## START

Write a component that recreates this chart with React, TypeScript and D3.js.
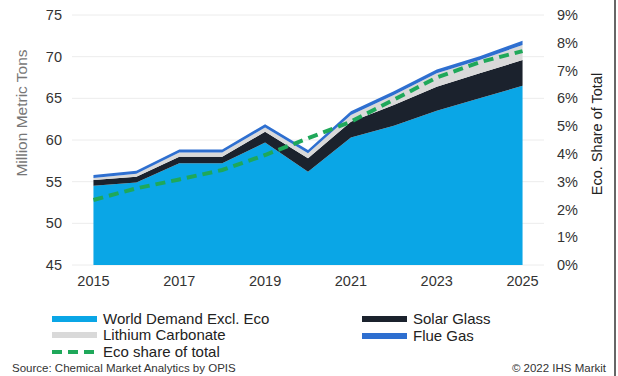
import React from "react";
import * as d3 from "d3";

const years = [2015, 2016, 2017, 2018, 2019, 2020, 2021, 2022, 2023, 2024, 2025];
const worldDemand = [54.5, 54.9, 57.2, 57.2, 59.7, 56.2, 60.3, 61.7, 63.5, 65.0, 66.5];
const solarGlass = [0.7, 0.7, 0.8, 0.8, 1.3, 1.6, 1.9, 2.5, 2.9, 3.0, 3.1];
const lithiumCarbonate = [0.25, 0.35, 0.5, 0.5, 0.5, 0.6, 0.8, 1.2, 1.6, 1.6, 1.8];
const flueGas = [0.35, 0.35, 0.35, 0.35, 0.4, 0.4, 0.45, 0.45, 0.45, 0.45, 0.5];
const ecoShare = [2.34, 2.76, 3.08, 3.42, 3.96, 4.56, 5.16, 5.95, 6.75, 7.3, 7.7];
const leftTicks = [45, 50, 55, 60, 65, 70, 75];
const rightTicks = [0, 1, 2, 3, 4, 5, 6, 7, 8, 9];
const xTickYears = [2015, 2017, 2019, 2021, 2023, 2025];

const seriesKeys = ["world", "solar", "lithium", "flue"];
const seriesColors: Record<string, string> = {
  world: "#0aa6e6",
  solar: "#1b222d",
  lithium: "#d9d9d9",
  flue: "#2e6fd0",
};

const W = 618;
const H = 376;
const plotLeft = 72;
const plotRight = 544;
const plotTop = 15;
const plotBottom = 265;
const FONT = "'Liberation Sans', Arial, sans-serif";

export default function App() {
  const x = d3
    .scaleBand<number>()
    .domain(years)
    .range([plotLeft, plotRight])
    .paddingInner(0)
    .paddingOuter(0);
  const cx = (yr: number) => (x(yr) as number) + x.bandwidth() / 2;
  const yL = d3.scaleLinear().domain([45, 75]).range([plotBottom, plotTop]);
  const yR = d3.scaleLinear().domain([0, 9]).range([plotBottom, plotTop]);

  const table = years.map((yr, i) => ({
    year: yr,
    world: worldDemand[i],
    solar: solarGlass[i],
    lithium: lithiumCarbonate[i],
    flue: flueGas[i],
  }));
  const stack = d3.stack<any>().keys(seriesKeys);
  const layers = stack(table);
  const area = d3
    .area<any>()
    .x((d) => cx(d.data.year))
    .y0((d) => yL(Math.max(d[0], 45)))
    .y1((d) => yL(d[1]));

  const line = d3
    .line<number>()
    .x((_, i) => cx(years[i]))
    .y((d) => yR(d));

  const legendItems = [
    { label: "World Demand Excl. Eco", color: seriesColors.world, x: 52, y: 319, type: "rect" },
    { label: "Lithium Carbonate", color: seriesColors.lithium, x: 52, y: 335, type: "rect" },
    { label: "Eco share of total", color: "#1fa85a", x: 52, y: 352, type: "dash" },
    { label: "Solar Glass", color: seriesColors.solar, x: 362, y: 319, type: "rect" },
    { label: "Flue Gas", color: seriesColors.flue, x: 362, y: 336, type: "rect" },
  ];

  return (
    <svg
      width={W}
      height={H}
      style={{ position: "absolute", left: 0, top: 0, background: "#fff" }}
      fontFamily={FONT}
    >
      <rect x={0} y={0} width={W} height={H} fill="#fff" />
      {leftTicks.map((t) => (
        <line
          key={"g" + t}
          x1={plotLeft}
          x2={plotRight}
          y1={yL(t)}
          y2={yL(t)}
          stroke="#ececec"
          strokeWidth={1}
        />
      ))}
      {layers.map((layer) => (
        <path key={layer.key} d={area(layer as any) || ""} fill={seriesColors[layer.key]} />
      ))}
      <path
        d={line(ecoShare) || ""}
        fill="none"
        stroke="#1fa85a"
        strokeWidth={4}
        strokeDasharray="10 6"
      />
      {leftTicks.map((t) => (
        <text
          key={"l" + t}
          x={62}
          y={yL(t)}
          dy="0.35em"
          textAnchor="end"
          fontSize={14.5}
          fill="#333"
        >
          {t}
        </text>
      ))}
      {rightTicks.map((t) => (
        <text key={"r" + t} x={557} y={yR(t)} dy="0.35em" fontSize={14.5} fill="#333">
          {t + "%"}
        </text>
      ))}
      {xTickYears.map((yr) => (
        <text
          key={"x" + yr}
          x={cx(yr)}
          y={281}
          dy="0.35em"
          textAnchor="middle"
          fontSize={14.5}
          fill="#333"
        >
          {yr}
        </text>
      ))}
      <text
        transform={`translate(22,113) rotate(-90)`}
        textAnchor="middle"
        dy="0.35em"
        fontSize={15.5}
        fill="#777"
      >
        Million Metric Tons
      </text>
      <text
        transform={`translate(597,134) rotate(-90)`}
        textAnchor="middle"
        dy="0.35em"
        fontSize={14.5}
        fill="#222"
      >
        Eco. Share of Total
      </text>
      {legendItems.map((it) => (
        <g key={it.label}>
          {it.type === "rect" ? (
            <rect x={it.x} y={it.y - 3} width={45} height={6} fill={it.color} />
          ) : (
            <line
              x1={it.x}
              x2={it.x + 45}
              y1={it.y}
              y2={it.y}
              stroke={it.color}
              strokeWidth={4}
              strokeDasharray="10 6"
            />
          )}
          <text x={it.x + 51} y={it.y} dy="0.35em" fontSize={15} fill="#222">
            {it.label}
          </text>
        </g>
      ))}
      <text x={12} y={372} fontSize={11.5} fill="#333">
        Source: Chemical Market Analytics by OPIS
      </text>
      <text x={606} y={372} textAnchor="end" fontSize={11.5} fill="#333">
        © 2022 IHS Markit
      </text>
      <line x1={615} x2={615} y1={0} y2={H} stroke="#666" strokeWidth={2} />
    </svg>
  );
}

## END

TASK DESCRIPTION: Repeat the data exactly, without the pictures.

TASK OUTPUT:
Write a component that recreates this chart with React, TypeScript and D3.js.
import React from "react";
import * as d3 from "d3";

const years = [2015, 2016, 2017, 2018, 2019, 2020, 2021, 2022, 2023, 2024, 2025];
const worldDemand = [54.5, 54.9, 57.2, 57.2, 59.7, 56.2, 60.3, 61.7, 63.5, 65.0, 66.5];
const solarGlass = [0.7, 0.7, 0.8, 0.8, 1.3, 1.6, 1.9, 2.5, 2.9, 3.0, 3.1];
const lithiumCarbonate = [0.25, 0.35, 0.5, 0.5, 0.5, 0.6, 0.8, 1.2, 1.6, 1.6, 1.8];
const flueGas = [0.35, 0.35, 0.35, 0.35, 0.4, 0.4, 0.45, 0.45, 0.45, 0.45, 0.5];
const ecoShare = [2.34, 2.76, 3.08, 3.42, 3.96, 4.56, 5.16, 5.95, 6.75, 7.3, 7.7];
const leftTicks = [45, 50, 55, 60, 65, 70, 75];
const rightTicks = [0, 1, 2, 3, 4, 5, 6, 7, 8, 9];
const xTickYears = [2015, 2017, 2019, 2021, 2023, 2025];

const seriesKeys = ["world", "solar", "lithium", "flue"];
const seriesColors: Record<string, string> = {
  world: "#0aa6e6",
  solar: "#1b222d",
  lithium: "#d9d9d9",
  flue: "#2e6fd0",
};

const W = 618;
const H = 376;
const plotLeft = 72;
const plotRight = 544;
const plotTop = 15;
const plotBottom = 265;
const FONT = "'Liberation Sans', Arial, sans-serif";

export default function App() {
  const x = d3
    .scaleBand<number>()
    .domain(years)
    .range([plotLeft, plotRight])
    .paddingInner(0)
    .paddingOuter(0);
  const cx = (yr: number) => (x(yr) as number) + x.bandwidth() / 2;
  const yL = d3.scaleLinear().domain([45, 75]).range([plotBottom, plotTop]);
  const yR = d3.scaleLinear().domain([0, 9]).range([plotBottom, plotTop]);

  const table = years.map((yr, i) => ({
    year: yr,
    world: worldDemand[i],
    solar: solarGlass[i],
    lithium: lithiumCarbonate[i],
    flue: flueGas[i],
  }));
  const stack = d3.stack<any>().keys(seriesKeys);
  const layers = stack(table);
  const area = d3
    .area<any>()
    .x((d) => cx(d.data.year))
    .y0((d) => yL(Math.max(d[0], 45)))
    .y1((d) => yL(d[1]));

  const line = d3
    .line<number>()
    .x((_, i) => cx(years[i]))
    .y((d) => yR(d));

  const legendItems = [
    { label: "World Demand Excl. Eco", color: seriesColors.world, x: 52, y: 319, type: "rect" },
    { label: "Lithium Carbonate", color: seriesColors.lithium, x: 52, y: 335, type: "rect" },
    { label: "Eco share of total", color: "#1fa85a", x: 52, y: 352, type: "dash" },
    { label: "Solar Glass", color: seriesColors.solar, x: 362, y: 319, type: "rect" },
    { label: "Flue Gas", color: seriesColors.flue, x: 362, y: 336, type: "rect" },
  ];

  return (
    <svg
      width={W}
      height={H}
      style={{ position: "absolute", left: 0, top: 0, background: "#fff" }}
      fontFamily={FONT}
    >
      <rect x={0} y={0} width={W} height={H} fill="#fff" />
      {leftTicks.map((t) => (
        <line
          key={"g" + t}
          x1={plotLeft}
          x2={plotRight}
          y1={yL(t)}
          y2={yL(t)}
          stroke="#ececec"
          strokeWidth={1}
        />
      ))}
      {layers.map((layer) => (
        <path key={layer.key} d={area(layer as any) || ""} fill={seriesColors[layer.key]} />
      ))}
      <path
        d={line(ecoShare) || ""}
        fill="none"
        stroke="#1fa85a"
        strokeWidth={4}
        strokeDasharray="10 6"
      />
      {leftTicks.map((t) => (
        <text
          key={"l" + t}
          x={62}
          y={yL(t)}
          dy="0.35em"
          textAnchor="end"
          fontSize={14.5}
          fill="#333"
        >
          {t}
        </text>
      ))}
      {rightTicks.map((t) => (
        <text key={"r" + t} x={557} y={yR(t)} dy="0.35em" fontSize={14.5} fill="#333">
          {t + "%"}
        </text>
      ))}
      {xTickYears.map((yr) => (
        <text
          key={"x" + yr}
          x={cx(yr)}
          y={281}
          dy="0.35em"
          textAnchor="middle"
          fontSize={14.5}
          fill="#333"
        >
          {yr}
        </text>
      ))}
      <text
        transform={`translate(22,113) rotate(-90)`}
        textAnchor="middle"
        dy="0.35em"
        fontSize={15.5}
        fill="#777"
      >
        Million Metric Tons
      </text>
      <text
        transform={`translate(597,134) rotate(-90)`}
        textAnchor="middle"
        dy="0.35em"
        fontSize={14.5}
        fill="#222"
      >
        Eco. Share of Total
      </text>
      {legendItems.map((it) => (
        <g key={it.label}>
          {it.type === "rect" ? (
            <rect x={it.x} y={it.y - 3} width={45} height={6} fill={it.color} />
          ) : (
            <line
              x1={it.x}
              x2={it.x + 45}
              y1={it.y}
              y2={it.y}
              stroke={it.color}
              strokeWidth={4}
              strokeDasharray="10 6"
            />
          )}
          <text x={it.x + 51} y={it.y} dy="0.35em" fontSize={15} fill="#222">
            {it.label}
          </text>
        </g>
      ))}
      <text x={12} y={372} fontSize={11.5} fill="#333">
        Source: Chemical Market Analytics by OPIS
      </text>
      <text x={606} y={372} textAnchor="end" fontSize={11.5} fill="#333">
        © 2022 IHS Markit
      </text>
      <line x1={615} x2={615} y1={0} y2={H} stroke="#666" strokeWidth={2} />
    </svg>
  );
}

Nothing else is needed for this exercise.